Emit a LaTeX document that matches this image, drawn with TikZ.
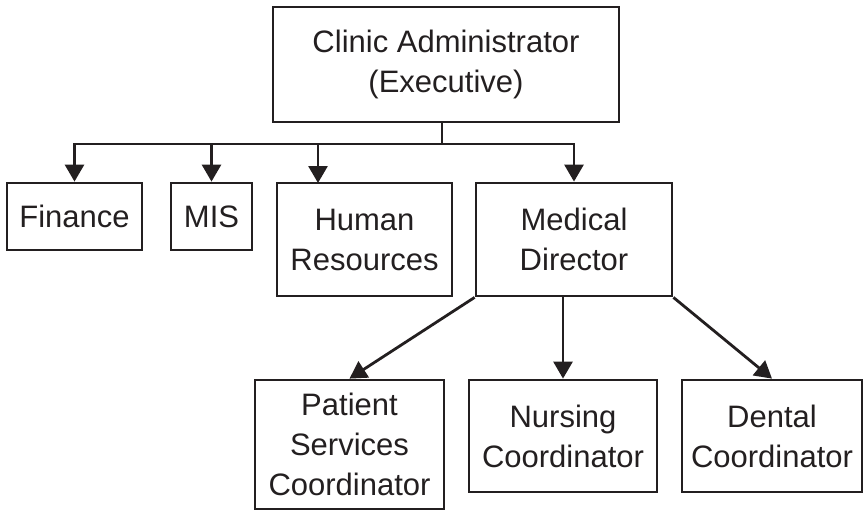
\documentclass[tikz,border=0pt]{standalone}
\usepackage{fontspec}
\setmainfont{Liberation Sans}
\usetikzlibrary{arrows.meta}
\definecolor{ink}{RGB}{35,31,32}
\tikzset{
  box/.style={draw=ink, line width=2.8pt, inner sep=0pt, align=center, text=ink,
    font=\fontsize{31}{40}\selectfont},
  arr/.style={draw=ink, line width=2.8pt, -{Triangle[length=17pt,width=19pt]}},
  ln/.style={draw=ink, line width=2.8pt}
}
\begin{document}
\begin{tikzpicture}[x=1pt,y=-1pt]
\useasboundingbox (0,0) rectangle (865,512);
\node[box, minimum width=346pt, minimum height=115pt] (Clinic) at (446,64.5) {Clinic Administrator\\(Executive)};
\node[box, minimum width=135pt, minimum height=67pt] (Finance) at (74.5,216.5) {Finance};
\node[box, minimum width=81pt, minimum height=67pt] (MIS) at (211.5,216.5) {MIS};
\node[box, minimum width=175pt, minimum height=113pt] (HR) at (364.5,239.5) {Human\\Resources};
\node[box, minimum width=196pt, minimum height=113pt] (MD) at (574,239.5) {Medical\\Director};
\node[box, minimum width=189pt, minimum height=129pt] (PS) at (349.5,444.5) {Patient\\Services\\Coordinator};
\node[box, minimum width=188pt, minimum height=112pt] (NC) at (563,436) {Nursing\\Coordinator};
\node[box, minimum width=180pt, minimum height=112pt] (DC) at (772,436) {Dental\\Coordinator};
\coordinate (busy) at (0,144);
\coordinate (stem) at (442,122);
\coordinate (HRin) at (318,183);
\draw[ln] (stem) -- (stem |- busy);
\draw[ln, line cap=rect] (Finance.north |- busy) -- (MD.north |- busy);
\draw[arr] (Finance.north |- busy) -- (Finance.north);
\draw[arr] (MIS.north |- busy) -- (MIS.north);
\draw[arr] (HRin |- busy) -- (HRin);
\draw[arr] (MD.north |- busy) -- (MD.north);
\draw[arr] (MD.south west) -- (PS.north);
\draw[arr] (NC.north |- MD.south) -- (NC.north);
\draw[arr] (MD.south east) -- (DC.north);
\end{tikzpicture}
\end{document}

* * * * * * *

▶ Exercise task:
Extract all the data above exactly, excluding every picture.

▶ Complete response:
Emit a LaTeX document that matches this image, drawn with TikZ.
\documentclass[tikz,border=0pt]{standalone}
\usepackage{fontspec}
\setmainfont{Liberation Sans}
\usetikzlibrary{arrows.meta}
\definecolor{ink}{RGB}{35,31,32}
\tikzset{
  box/.style={draw=ink, line width=2.8pt, inner sep=0pt, align=center, text=ink,
    font=\fontsize{31}{40}\selectfont},
  arr/.style={draw=ink, line width=2.8pt, -{Triangle[length=17pt,width=19pt]}},
  ln/.style={draw=ink, line width=2.8pt}
}
\begin{document}
\begin{tikzpicture}[x=1pt,y=-1pt]
\useasboundingbox (0,0) rectangle (865,512);
\node[box, minimum width=346pt, minimum height=115pt] (Clinic) at (446,64.5) {Clinic Administrator\\(Executive)};
\node[box, minimum width=135pt, minimum height=67pt] (Finance) at (74.5,216.5) {Finance};
\node[box, minimum width=81pt, minimum height=67pt] (MIS) at (211.5,216.5) {MIS};
\node[box, minimum width=175pt, minimum height=113pt] (HR) at (364.5,239.5) {Human\\Resources};
\node[box, minimum width=196pt, minimum height=113pt] (MD) at (574,239.5) {Medical\\Director};
\node[box, minimum width=189pt, minimum height=129pt] (PS) at (349.5,444.5) {Patient\\Services\\Coordinator};
\node[box, minimum width=188pt, minimum height=112pt] (NC) at (563,436) {Nursing\\Coordinator};
\node[box, minimum width=180pt, minimum height=112pt] (DC) at (772,436) {Dental\\Coordinator};
\coordinate (busy) at (0,144);
\coordinate (stem) at (442,122);
\coordinate (HRin) at (318,183);
\draw[ln] (stem) -- (stem |- busy);
\draw[ln, line cap=rect] (Finance.north |- busy) -- (MD.north |- busy);
\draw[arr] (Finance.north |- busy) -- (Finance.north);
\draw[arr] (MIS.north |- busy) -- (MIS.north);
\draw[arr] (HRin |- busy) -- (HRin);
\draw[arr] (MD.north |- busy) -- (MD.north);
\draw[arr] (MD.south west) -- (PS.north);
\draw[arr] (NC.north |- MD.south) -- (NC.north);
\draw[arr] (MD.south east) -- (DC.north);
\end{tikzpicture}
\end{document}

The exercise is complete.